もう少し前髪を切ってください
世界中のいたるところでたくさんの悲しい出来事が毎日起こっているというのに、私は散髪屋に行けば、「もう少し前髪を切ってください」などと言うのだ。東日本大地震で被災した方、亡くなった方やそのご家族のことを考えると、自分の前髪が数ミリ長くても、そんなことはどうでもいいことだ。でも、散髪屋で私は「もう少し前髪を切ってください」と言うのだ。
一体これは何なのだろう。
私の前髪が数ミリ長くても、そんなことに気がつく人は一人もいない。自分でも2~3日すれば、髪を切ったことさえ忘れてしまう。自分の前髪の長さに気を遣っている場合ではないのだ。そんな暇があれば、少しでも被災された方のことを、考えるだけでもいいのではないか、とも思う。
しかしだからと言って、髪の毛を伸ばし放題にして、身だしなみも気にせずにいるのがいい、というわけではないだろう。髪の毛が伸びてくれば散髪に行くし、汗をかけばシャワーを浴びる。食事の後は歯を磨くし、朝はきちんと髭をそる。髪の毛を伸ばして、シャワーも浴びず歯も磨かず、髭もじゃの顔をしている人を見て、「この人は被災した方々のことを真剣にいつも考えているのだ。」と思う人はいないだろう。「何この人?」と思われておしまいだ。
東日本大地震と大津波で被災された方々には本当に心からお見舞いを申し上げたいし、亡くなった方々のご冥福を心からお祈りしたい。その気持ちは強く持っている。でも、だからといって、散髪屋で「もう少し前髪を切ってください」と言うことをためらうことはないのだと思う。それをためらうより、被災された方々のために自分でできる具体的なことを考えて実行するほうがいい。

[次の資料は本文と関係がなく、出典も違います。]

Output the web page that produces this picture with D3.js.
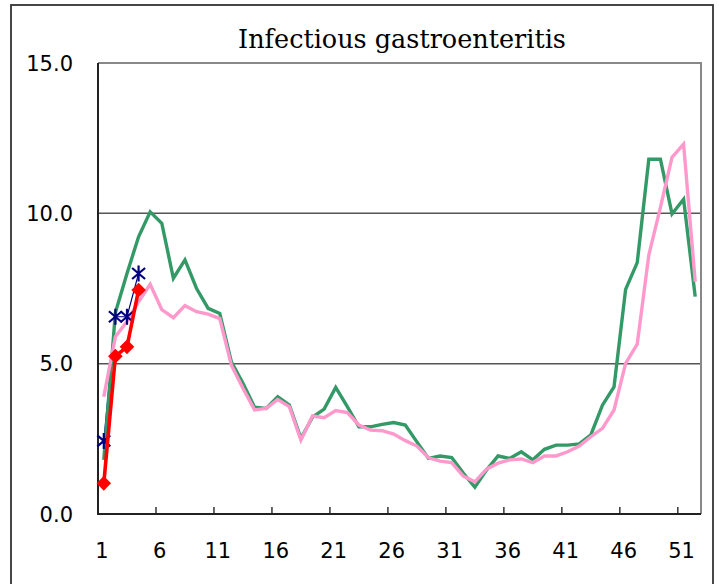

だから、自分以外の人々のことを深く考え、想う、ということと、自分自身のことを考える、ということは、決して相反することではなく、両立することだし、両立させるべきなのだと思う。もう少し広げて言えば、自分以外の人々のことを深く考え、想うあまりに、自分や自分達がやりたいこと、やろうと思っていることを中止したり延期したりしてしまうのは、結果的にあまりいいことではないだろうということだ。それよりも、自分達がやりたいこともやって、それと同時に、自分や自分達が人のためにできる具体的なことを考えて実行するのがいいと思う。